A YouTube video looked upon famous baseball grudges and then zoomed in on Giants vs Dodgers, a story which began in New York, not California, and why the feeling only grew after both clubs moved west in 1958. The clip traces the first meeting in 1889, the move that planted Major League Baseball on the West Coast, the 1965 brawl that shocked the sport, and the modern October nights that grip two cities. The message is simple. This is not just a date on a schedule. It is identity and pride, carried from one coast to the other and passed down in families.
From New York neighbors to West Coast foes
The first meeting came in 1889 when the Giants and the Brooklyn club turned city blocks into a daily scoreboard. That history changed shape in 1958, when both teams moved west together and kept the rivalry alive on new ground. The shift gave California major league baseball on day one and locked two fast growing regions into a tug of war that felt both fresh and old.

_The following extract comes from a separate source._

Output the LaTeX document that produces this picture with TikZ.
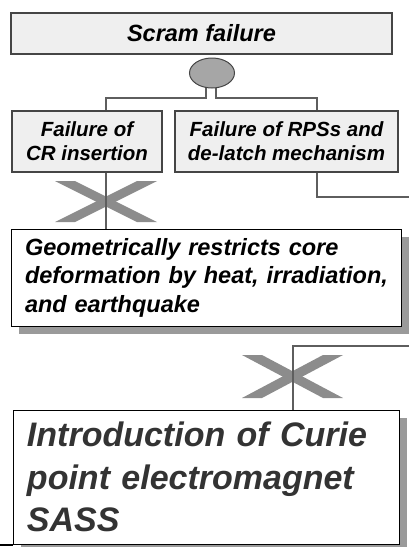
\documentclass[tikz,border=0pt]{standalone}
\usepackage{fontspec}
\setmainfont{Liberation Sans}
\usetikzlibrary{shapes.geometric,shadows}
\pgfdeclarelayer{background}
\pgfsetlayers{background,main}
\definecolor{boxfill}{HTML}{EFEFEF}
\definecolor{boxline}{HTML}{454545}
\definecolor{connline}{HTML}{5E5E5E}
\definecolor{crossgray}{HTML}{8C8C8C}
\definecolor{gatefill}{HTML}{A6A6A6}
\definecolor{darktext}{HTML}{333333}
\definecolor{shadowgray}{HTML}{9A9A9A}
\tikzset{
  greybox/.style={draw=boxline, line width=1.3pt, fill=boxfill, align=center, inner sep=0pt,
    font=\bfseries\itshape\fontsize{20.5}{24}\selectfont},
  whitebox/.style={draw=black, line width=1pt, fill=white, align=left, inner xsep=14pt, inner ysep=0pt,
    drop shadow={shadow xshift=8pt, shadow yshift=-8pt, fill=shadowgray, opacity=1}},
  gate/.style={ellipse, draw=boxline, line width=1pt, fill=gatefill, inner sep=0pt},
  conn/.style={draw=connline, line width=1.8pt},
  crossbar/.style={fill=crossgray, draw=none},
}
\begin{document}
\begin{tikzpicture}[x=1pt, y=-1pt]
\useasboundingbox (0,0) rectangle (409,547);
% nodes
\node[greybox, minimum width=381pt, minimum height=41pt,
  font=\bfseries\itshape\fontsize{23.5}{27}\selectfont] (top) at (201.5,33.5) {Scram failure};
\node[gate, minimum width=45pt, minimum height=30pt] (gate) at (212,73) {};
\node[greybox, minimum width=150pt, minimum height=61pt] (l) at (87,141.5) {Failure of\\CR insertion};
\node[greybox, minimum width=223pt, minimum height=61pt] (r) at (286.5,141.5) {Failure of RPSs and\\de-latch mechanism};
\node[whitebox, minimum width=390pt, minimum height=97pt, text width=362pt,
  font=\bfseries\itshape\fontsize{23.5}{28.5}\selectfont] (m) at (206,277.5)
  {\mbox{Geometrically restricts core}\\\mbox{deformation by heat, irradiation,}\\\mbox{and earthquake}};
\node[whitebox, minimum width=386pt, minimum height=134pt, text width=358pt,
  text=darktext, font=\bfseries\itshape\fontsize{34}{42.5}\selectfont] (b) at (206,477)
  {\mbox{Introduction of Curie}\\\mbox{point electromagnet}\\\mbox{SASS}};
% free ends
\coordinate (jl) at (206,98);
\coordinate (jr) at (216,98);
\coordinate (rout) at (409,197);
\coordinate (bout) at (409,346);
\begin{pgfonlayer}{background}
  % crosses
  \path[crossbar] (55,181) -- (75,181) -- (157,222) -- (137,222) -- cycle;
  \path[crossbar] (137,181) -- (157,181) -- (75,222) -- (55,222) -- cycle;
  \path[crossbar] (242,355) -- (262,355) -- (343,398) -- (323,398) -- cycle;
  \path[crossbar] (323,355) -- (343,355) -- (262,398) -- (242,398) -- cycle;
  % connectors
  \draw[conn] (gate.center -| jl) -- (jl) -| ([xshift=19pt]l.north);
  \draw[conn] (gate.center -| jr) -- (jr) -| ([xshift=30.5pt]r.north);
  \draw[conn] ([xshift=19pt]l.south) -- ([xshift=19pt]l.south |- m.north);
  \draw[conn] ([xshift=30.5pt]r.south) |- (rout);
  \draw[conn] (bout) -| ([xshift=87pt]b.north);
\end{pgfonlayer}
\draw[black, line width=1.2pt] (0,545) -- (b.south west |- 0,545);
\end{tikzpicture}
\end{document}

San Francisco and Los Angeles built ballparks and fan cultures that mirrored the cities. Each wanted the better club and the louder park. Opening days felt like civic holidays. Even now, a weekday game can sound like a parade because the old New York edge still lives inside every pitch.

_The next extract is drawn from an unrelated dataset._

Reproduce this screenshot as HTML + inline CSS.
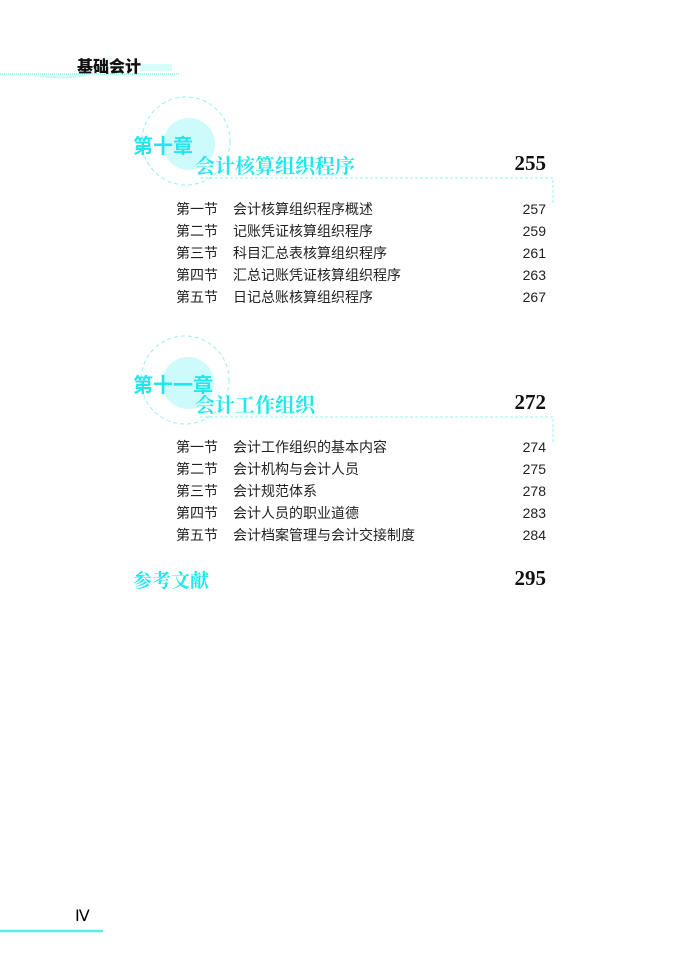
<!DOCTYPE html>
<html><head><meta charset="utf-8"><style>
body{margin:0;width:700px;height:975px;background:#fff;position:relative;overflow:hidden;font-family:"Liberation Sans","Noto Sans CJK SC",sans-serif}
.a{position:absolute;white-space:nowrap}
.ch{font-family:"Liberation Sans","Noto Sans CJK SC",sans-serif;font-weight:bold;color:#22e6ee;font-size:20px;letter-spacing:0}
.ti{font-family:"Liberation Serif","Noto Serif CJK SC",serif;font-weight:bold;color:#22e6ee;font-size:20px;letter-spacing:0}
.pn{font-family:"Liberation Serif",serif;font-weight:bold;font-size:21px;color:#111}
.e{font-size:14px;color:#222;line-height:16px}
.e span{position:absolute;left:57px}
.r{position:absolute;right:154px;font-size:14px;color:#222;line-height:16px}
</style></head><body>
<svg class="a" style="left:0;top:0" width="700" height="975">
<rect x="140" y="64" width="32" height="7" fill="#d6fcfc"/>
<line x1="0" y1="74" x2="180" y2="74" stroke="#55eeee" stroke-dasharray="1,1"/>
<path d="M40 76 Q75 80 95 72" stroke="#c8f8f8" stroke-width="2" fill="none"/>
<circle cx="113" cy="66" r="8" fill="none" stroke="#aaf4f4" stroke-dasharray="1,1"/>
<circle cx="189" cy="144" r="26" fill="#cdfafa"/>
<circle cx="186" cy="141" r="44" fill="none" stroke="#99f0f0" stroke-dasharray="4,3"/>
<path d="M200 178 H553 V205" fill="none" stroke="#99f0f0" stroke-dasharray="3,2"/>
<circle cx="188" cy="383" r="26" fill="#cdfafa"/>
<circle cx="185" cy="380" r="44" fill="none" stroke="#99f0f0" stroke-dasharray="4,3"/>
<path d="M200 417 H553 V444" fill="none" stroke="#99f0f0" stroke-dasharray="3,2"/>
<line x1="0" y1="931" x2="103" y2="931" stroke="#55eeee" stroke-width="2.5"/>
</svg>
<div class="a" style="left:77px;top:53px;font-size:16px;font-weight:900;color:#111;letter-spacing:0">基础会计</div>
<div class="a" style="left:75px;top:906px;font-family:'Liberation Serif',serif;font-size:16px">Ⅳ</div>

<div class="a ch" style="left:133px;top:130px">第十章</div>
<div class="a ti" style="left:195px;top:150px">会计核算组织程序</div>
<div class="a pn" style="right:154px;top:151px">255</div>
<div class="a e" style="left:176px;top:201px">第一节<span>会计核算组织程序概述</span></div><div class="r" style="top:201px">257</div>
<div class="a e" style="left:176px;top:223px">第二节<span>记账凭证核算组织程序</span></div><div class="r" style="top:223px">259</div>
<div class="a e" style="left:176px;top:245px">第三节<span>科目汇总表核算组织程序</span></div><div class="r" style="top:245px">261</div>
<div class="a e" style="left:176px;top:267px">第四节<span>汇总记账凭证核算组织程序</span></div><div class="r" style="top:267px">263</div>
<div class="a e" style="left:176px;top:289px">第五节<span>日记总账核算组织程序</span></div><div class="r" style="top:289px">267</div>

<div class="a ch" style="left:133px;top:369px">第十一章</div>
<div class="a ti" style="left:195px;top:389px">会计工作组织</div>
<div class="a pn" style="right:154px;top:390px">272</div>
<div class="a e" style="left:176px;top:439px">第一节<span>会计工作组织的基本内容</span></div><div class="r" style="top:439px">274</div>
<div class="a e" style="left:176px;top:461px">第二节<span>会计机构与会计人员</span></div><div class="r" style="top:461px">275</div>
<div class="a e" style="left:176px;top:483px">第三节<span>会计规范体系</span></div><div class="r" style="top:483px">278</div>
<div class="a e" style="left:176px;top:505px">第四节<span>会计人员的职业道德</span></div><div class="r" style="top:505px">283</div>
<div class="a e" style="left:176px;top:527px">第五节<span>会计档案管理与会计交接制度</span></div><div class="r" style="top:527px">284</div>

<div class="a ti" style="left:133px;top:566px;font-size:19px">参考文献</div>
<div class="a pn" style="right:154px;top:566px">295</div>
</body></html>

The 1965 flashpoint that set the tone
Nothing shows the heat better than the 1965 scene at Candlestick Park. Juan Marichal said a return throw from John Roseboro came near his head. Words flew. Marichal raised his bat and hit Roseboro. Benches spilled. The moment became a symbol of how personal this rivalry can feel. Seasons moved on, and time added grace. Marichal apologized. Roseboro forgave him. They later appeared together and spoke about moving forward.
That arc still matters because it shows both the harm and the healing that can live in a feud this old. It also explains why the sight of those uniforms still makes hearts race before the anthem ends.

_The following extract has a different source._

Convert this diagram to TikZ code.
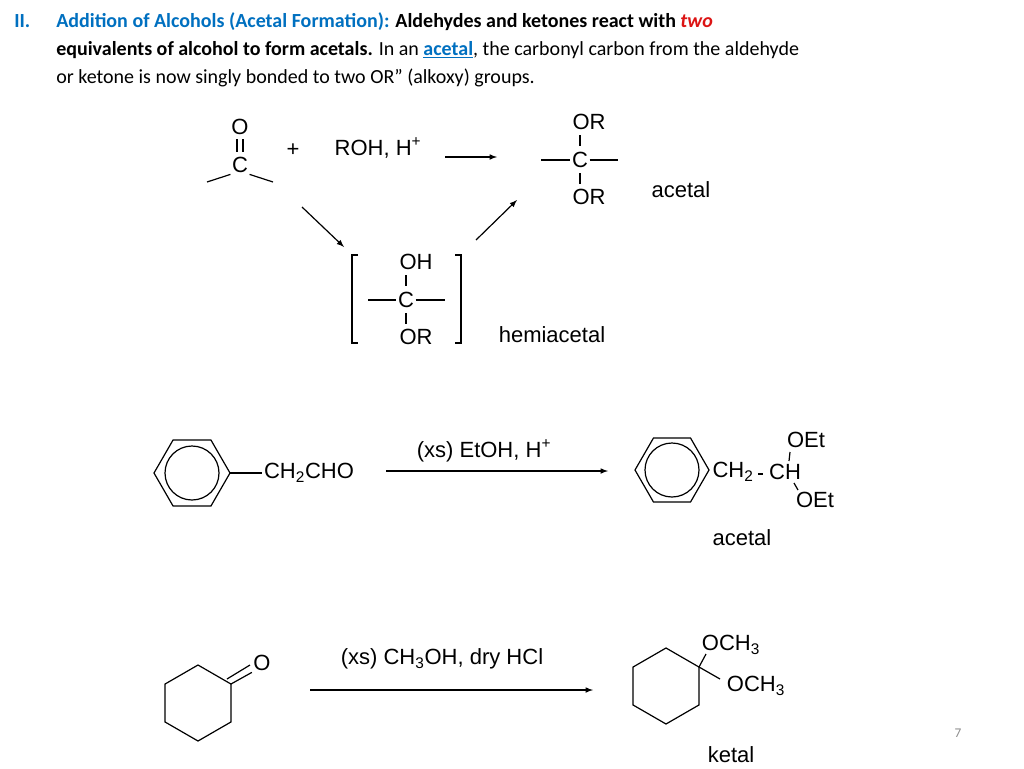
\documentclass[tikz,border=0pt]{standalone}
\usepackage{fontspec}
\setmainfont{Carlito}
\newfontfamily\chemfont{Liberation Sans}
\usepackage{xcolor}
\definecolor{slideblue}{RGB}{0,112,192}
\definecolor{slidered}{RGB}{220,20,20}
\definecolor{pagegray}{RGB}{140,140,140}
\newcommand{\chemsub}[1]{\textsubscript{#1}}
\newcommand{\chemsup}[1]{\textsuperscript{#1}}

\begin{document}
\begin{tikzpicture}[x=0.75pt,y=-0.75pt,
    chem/.style={font=\chemfont\fontsize{16.5}{18}\selectfont, inner sep=1pt},
    headline/.style={anchor=base west, inner sep=0pt, font=\fontsize{15}{18}\selectfont},
    bond/.style={line width=0.9pt},
    rxnarrow/.style={line width=0.9pt, -latex}]
    \useasboundingbox[fill=white] (0,0) rectangle (1024,768);

    % header text
    \node[headline, text=slideblue] (num) at (14,27) {\bfseries II.};
    \node[headline] (line1) at (56,27) {\textcolor{slideblue}{\bfseries Addition of Alcohols (Acetal Formation):} \textbf{Aldehydes and ketones react with} \textcolor{slidered}{\bfseries\itshape two}};
    \node[headline] (line2) at (56,55) {\textbf{equivalents of alcohol to form acetals.} In an \textcolor{slideblue}{\bfseries\underline{acetal}}, the carbonyl carbon from the aldehyde};
    \node[headline] (line3) at (56,83) {or ketone is now singly bonded to two OR" (alkoxy) groups.};

    % carbonyl compound
    \node[chem] (ko) at (240,127) {O};
    \node[chem] (kc) at (240,165) {C};
    \draw[bond] (237,139) -- (237,152) (243,139) -- (243,152);
    \draw[bond] (kc.south west) -- (207,182);
    \draw[bond] (kc.south east) -- (273,182);
    \node[chem] (plus) at (293,150) {+};
    \node[chem] (roh) at (378,148) {ROH, H\chemsup{+}};
    \coordinate (a1) at (445,157);
    \coordinate (a2) at (497,157);
    \draw[rxnarrow] (a1) -- (a2);

    % acetal
    \node[chem] (aor1) at (589,122) {OR};
    \node[chem] (ac) at (580,160) {C};
    \node[chem] (aor2) at (589,197) {OR};
    \draw[bond] (580,135) -- (580,146) (580,173) -- (580,184);
    \draw[bond] (541,160) -- (ac.west) (ac.east) -- (618,160);
    \node[chem] (acetal) at (681,190) {acetal};

    % hemiacetal
    \node[chem] (hoh) at (416,262) {OH};
    \node[chem] (hc) at (406,300) {C};
    \node[chem] (hor) at (416,337) {OR};
    \draw[bond] (406,275) -- (406,286) (406,313) -- (406,324);
    \draw[bond] (368,300) -- (hc.west) (hc.east) -- (445,300);
    \draw[bond] (358,255) -- (352,255) -- (352,343) -- (358,343);
    \draw[bond] (455,255) -- (461,255) -- (461,343) -- (455,343);
    \node[chem] (hemi) at (552,335) {hemiacetal};
    \coordinate (d1) at (302,207);
    \coordinate (d2) at (344,247);
    \coordinate (u1) at (476,240);
    \coordinate (u2) at (517,200);
    \draw[rxnarrow] (d1) -- (d2);
    \draw[rxnarrow] (u1) -- (u2);

    % phenylacetaldehyde
    \draw[bond] (192,473) +(0:38) -- +(60:38) -- +(120:38) -- +(180:38) -- +(240:38) -- +(300:38) -- cycle;
    \draw[bond] (192,473) circle (27);
    \node[chem] (pald) at (309,473) {CH\chemsub{2}CHO};
    \draw[bond] (230,473) -- (pald.west);
    \node[chem] (etoh) at (484,451) {(xs) EtOH, H\chemsup{+}};
    \coordinate (b1) at (386,471);
    \coordinate (b2) at (608,471);
    \draw[rxnarrow] (b1) -- (b2);

    % diethyl acetal
    \draw[bond] (672,470) +(0:37) -- +(60:37) -- +(120:37) -- +(180:37) -- +(240:37) -- +(300:37) -- cycle;
    \draw[bond] (672,470) circle (27);
    \node[chem] (ch2) at (733,472) {CH\chemsub{2}};
    \node[chem] (ch) at (785,472) {CH};
    \draw[bond] (ch2.east) ++(3,2) -- ++(5,0);
    \node[chem] (oet1) at (806,440) {OEt};
    \node[chem] (oet2) at (815,500) {OEt};
    \draw[bond] (790,452) -- (789,461);
    \draw[bond] (794,483) -- (798,490);
    \node[chem] (acetal2) at (742,538) {acetal};

    % cyclohexanone
    \draw[bond] (198,703) +(90:38) -- +(30:38) -- +(-30:38) -- +(-90:38) -- +(-150:38) -- +(150:38) -- cycle;
    \node[chem] (ketO) at (262,663) {O};
    \draw[bond] (231,684) -- (ketO.south west);
    \draw[bond] (227,679) -- (250,665);
    \node[chem] (meoh) at (442,659) {(xs) CH\chemsub{3}OH, dry HCl};
    \coordinate (c1) at (310,690);
    \coordinate (c2) at (593,690);
    \draw[rxnarrow] (c1) -- (c2);

    % ketal
    \draw[bond] (666,686) +(90:38) -- +(30:38) -- +(-30:38) -- +(-90:38) -- +(-150:38) -- +(150:38) -- cycle;
    \node[chem] (och1) at (731,645) {OCH\chemsub{3}};
    \node[chem] (och2) at (756,686) {OCH\chemsub{3}};
    \draw[bond] (699,667) -- (706,654);
    \draw[bond] (699,667) -- (720,679);
    \node[chem] (ketal) at (731,755) {ketal};

    \node[text=pagegray, font=\fontsize{10}{12}\selectfont] (page) at (958,733) {7};
\end{tikzpicture}
\end{document}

“the most important game in the history of their rivalry.” – Vin Scully.
Every game still feels like October
The numbers stay tight after more than 2,500 games, and that balance keeps the mood sharp. In 2021 the teams met in a true postseason series for the first time. The stage was a winner take all Game 5 at Oracle Park. The night ended on a check swing strike that sent the Dodgers on and left the Giants stung. The score was two to one. The noise was the headline. Fans still argue that last pitch in bars and group chats because a rivalry this even leaves little room for calm.
What stands out most is how that series felt like a state holiday for five straight nights. Old friends traded texts. Families wore colors at work. The result lived in people’s throats the next morning. That is what this matchup does. It turns a game into a mirror for two cities that refuse to back down.